Coefficients: [79.91183621 98.47656042  5.47173655  0.         86.35393606 -0.
 69.32137511 -0.         -0.         -0.         18.49633831 39.5328363
 -0.          2.9809935   0.         26.28106376 -0.         86.78388173
  0.          0.        ]


Coefficients that are zero indicate features that have been excluded by the Lasso regularization, demonstrating the feature selection capability of L1 regularization.

# Choosing alpha
The choice of alpha (the regularization strength) is crucial. It controls the level of sparsity of the coefficients estimated by the lasso. A larger alpha means more regularization, leading to sparser coefficients.

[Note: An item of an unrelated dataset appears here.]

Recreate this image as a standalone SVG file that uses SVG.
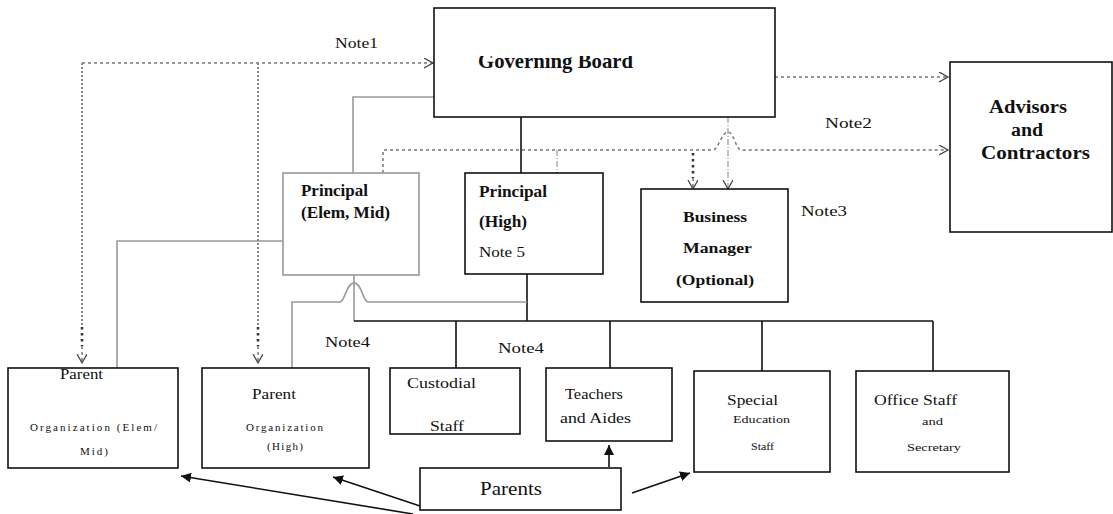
<svg xmlns="http://www.w3.org/2000/svg" width="1113" height="514" viewBox="0 0 1113 514">
<style>
.box{fill:#fff;stroke:#111;stroke-width:1.6}
.gbox{fill:#fff;stroke:#999;stroke-width:1.6}
.t{font-family:"Liberation Serif",serif;fill:#111}
.b{font-weight:bold}
.s14{font-size:14px}.s11{font-size:11px}.s15{font-size:15px}.s16{font-size:16px}.s17{font-size:17px}.s18{font-size:18px}
.ln{fill:none;stroke:#111;stroke-width:1.6}
.gl{fill:none;stroke:#999;stroke-width:1.6}
.dash{fill:none;stroke:#777;stroke-width:1.5;stroke-dasharray:3 3}
.dot{fill:none;stroke:#888;stroke-width:2;stroke-dasharray:2 2}
.dotk{fill:none;stroke:#333;stroke-width:2.5;stroke-dasharray:2.5 3.5}
.dd{fill:none;stroke:#999;stroke-width:1.2;stroke-dasharray:6 2 1 2}
</style>
<defs>
<marker id="open" markerUnits="userSpaceOnUse" markerWidth="12" markerHeight="12" refX="9" refY="5" orient="auto">
<path d="M0,0 L9,5 L0,10" fill="none" stroke="#444" stroke-width="1.3"/>
</marker>
<marker id="fill" markerUnits="userSpaceOnUse" markerWidth="12" markerHeight="12" refX="10" refY="5" orient="auto">
<path d="M0,0 L10,5 L0,10 z" fill="#111"/>
</marker>
<clipPath id="gbclip"><rect x="434" y="56" width="341" height="61"/></clipPath>
</defs>

<g id="connectors">
<path class="gl" d="M435,97 H353 V173"/>
<path class="ln" d="M521,117 V173"/>
<path class="gl" d="M283,241 H117 V368"/>
<path class="gl" d="M354,275 V321"/>
<path class="ln" d="M527,274 V321"/>
<path class="ln" d="M354,321 H933"/>
<path class="gl" d="M292,368 V302 H340 C345,302 346,283 354,283 C362,283 363,302 368,302 H527"/>
<path class="ln" d="M456,321 V368 M610,321 V368 M762,321 V371 M933,321 V371"/>
<path class="dash" d="M82,63 H433" marker-end="url(#open)"/>
<path class="dot" d="M82,63 V327"/>
<path class="dotk" d="M82,327 V346"/>
<path class="dash" d="M82,346 V363" marker-end="url(#open)"/>
<path class="dot" d="M258,63 V327"/>
<path class="dotk" d="M258,327 V346"/>
<path class="dash" d="M258,346 V363" marker-end="url(#open)"/>
<path class="dash" d="M775,77 H948" marker-end="url(#open)"/>
<path class="dash" d="M383,173 V150 H713 C718,150 722,132 728,132 C734,132 736,150 741,150 H948" marker-end="url(#open)"/>
<path class="dd" d="M557,150 V173"/>
<path class="dotk" d="M693,153 V178"/>
<path class="dash" d="M693,178 V189" marker-end="url(#open)"/>
<path class="dd" d="M728,117 V189" marker-end="url(#open)"/>
<path class="ln" d="M609,467 V445" marker-end="url(#fill)"/>
<path class="ln" d="M632,493 L690,473" marker-end="url(#fill)"/>
<path class="ln" d="M420,506 L333,477" marker-end="url(#fill)"/>
<path class="ln" d="M413,514 L181,476" marker-end="url(#fill)"/>
</g>

<g id="notes">
<text class="t s15" x="335" y="48" textLength="43" lengthAdjust="spacingAndGlyphs">Note1</text>
<text class="t s15" x="825" y="128" textLength="47" lengthAdjust="spacingAndGlyphs">Note2</text>
<text class="t s15" x="801" y="216" textLength="46" lengthAdjust="spacingAndGlyphs">Note3</text>
<text class="t s15" x="325" y="347" textLength="45" lengthAdjust="spacingAndGlyphs">Note4</text>
<text class="t s15" x="498" y="353" textLength="46" lengthAdjust="spacingAndGlyphs">Note4</text>
</g>

<g id="governing-board">
<rect class="box" x="434" y="8" width="341" height="109"/>
<text class="t b" font-size="21" x="478" y="68" textLength="155" lengthAdjust="spacingAndGlyphs" clip-path="url(#gbclip)">Governing Board</text>
</g>

<g id="advisors">
<rect class="box" x="950" y="62" width="162" height="170"/>
<text class="t b s18" x="989" y="113" textLength="78" lengthAdjust="spacingAndGlyphs">Advisors</text>
<text class="t b s18" x="1011" y="136" textLength="32" lengthAdjust="spacingAndGlyphs">and</text>
<text class="t b s18" x="981" y="159" textLength="109" lengthAdjust="spacingAndGlyphs">Contractors</text>
</g>

<g id="principal-elem">
<rect class="gbox" x="283" y="173" width="136" height="102"/>
<text class="t b s17" x="301" y="196" textLength="67" lengthAdjust="spacingAndGlyphs">Principal</text>
<text class="t b s17" x="301" y="218" textLength="89" lengthAdjust="spacingAndGlyphs">(Elem, Mid)</text>
</g>

<g id="principal-high">
<rect class="box" x="465" y="173" width="138" height="101"/>
<text class="t b s16" x="479" y="197" textLength="68" lengthAdjust="spacingAndGlyphs">Principal</text>
<text class="t b s16" x="479" y="227" textLength="48" lengthAdjust="spacingAndGlyphs">(High)</text>
<text class="t s15" x="479" y="257" textLength="46" lengthAdjust="spacingAndGlyphs">Note 5</text>
</g>

<g id="business-manager">
<rect class="box" x="641" y="189" width="147" height="113"/>
<text class="t b s15" x="683" y="222" textLength="64" lengthAdjust="spacingAndGlyphs">Business</text>
<text class="t b s15" x="683" y="253" textLength="69" lengthAdjust="spacingAndGlyphs">Manager</text>
<text class="t b s15" x="676" y="285" textLength="78" lengthAdjust="spacingAndGlyphs">(Optional)</text>
</g>

<g id="parent-org-elem">
<rect class="box" x="8" y="368" width="170" height="100"/>
<text class="t s15" x="60" y="379" textLength="43" lengthAdjust="spacingAndGlyphs">Parent</text>
<text class="t s11" x="30" y="431" textLength="127">Organization (Elem/</text>
<text class="t s11" x="80" y="455" textLength="28">Mid)</text>
</g>

<g id="parent-org-high">
<rect class="box" x="202" y="368" width="167" height="100" stroke-width="2.6"/>
<text class="t s15" x="252" y="399" textLength="44" lengthAdjust="spacingAndGlyphs">Parent</text>
<text class="t s11" x="246" y="431" textLength="77">Organization</text>
<text class="t s11" x="267" y="450" textLength="36">(High)</text>
</g>

<g id="custodial">
<rect class="box" x="390" y="368" width="130" height="66"/>
<text class="t s15" x="407" y="388" textLength="69" lengthAdjust="spacingAndGlyphs">Custodial</text>
<text class="t s15" x="430" y="431" textLength="34" lengthAdjust="spacingAndGlyphs">Staff</text>
</g>

<g id="teachers">
<rect class="box" x="546" y="368" width="126" height="73"/>
<text class="t s15" x="565" y="399" textLength="58" lengthAdjust="spacingAndGlyphs">Teachers</text>
<text class="t s15" x="560" y="423" textLength="71" lengthAdjust="spacingAndGlyphs">and Aides</text>
</g>

<g id="special-ed">
<rect class="box" x="694" y="371" width="136" height="101"/>
<text class="t s15" x="727" y="405" textLength="51" lengthAdjust="spacingAndGlyphs">Special</text>
<text class="t s11" x="733" y="423" textLength="57" lengthAdjust="spacingAndGlyphs">Education</text>
<text class="t s11" x="751" y="450" textLength="23" lengthAdjust="spacingAndGlyphs">Staff</text>
</g>

<g id="office-staff">
<rect class="box" x="856" y="371" width="153" height="101"/>
<text class="t s15" x="874" y="405" textLength="83" lengthAdjust="spacingAndGlyphs">Office Staff</text>
<text class="t s11" x="922" y="425" textLength="21" lengthAdjust="spacingAndGlyphs">and</text>
<text class="t s11" x="907" y="451" textLength="54" lengthAdjust="spacingAndGlyphs">Secretary</text>
</g>

<g id="parents">
<rect class="box" x="420" y="468" width="201" height="42"/>
<text class="t s18" x="480" y="495" textLength="62" lengthAdjust="spacingAndGlyphs">Parents</text>
</g>
</svg>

The best alpha can be found using cross-validation, for which scikit-learn provides LassoCV, a Lasso model fitted with cross-validation to determine the best alpha:

In [5]:
from sklearn.linear_model import LassoCV

# Initialize the LassoCV model
lasso_cv = LassoCV(alphas=np.logspace(-4, 4, 20), cv=5)

# Fit the model to the data
lasso_cv.fit(X, y)

# The best alpha value found
print("Best alpha:", lasso_cv.alpha_)

# Using the best model
print("Coefficients with best alpha:", lasso_cv.coef_)


Best alpha: 0.0018329807108324356
Coefficients with best alpha: [ 7.99998993e+01  9.85773573e+01  5.56550116e+00  1.05886446e-03
  8.64640763e+01 -1.80801810e-03  6.94288298e+01 -0.00000000e+00
  5.03567617e-04 -1.24509783e-03  1.86046539e+01  3.96336467e+01
  0.00000000e+00  3.10114942e+00 -2.45672152e-03  2.63846239e+01
 -7.98343894e-04  8.68809418e+01  1.86024642e-03  0.00000000e+00]


This approach automatically selects the best alpha from the provided range, using cross-validation.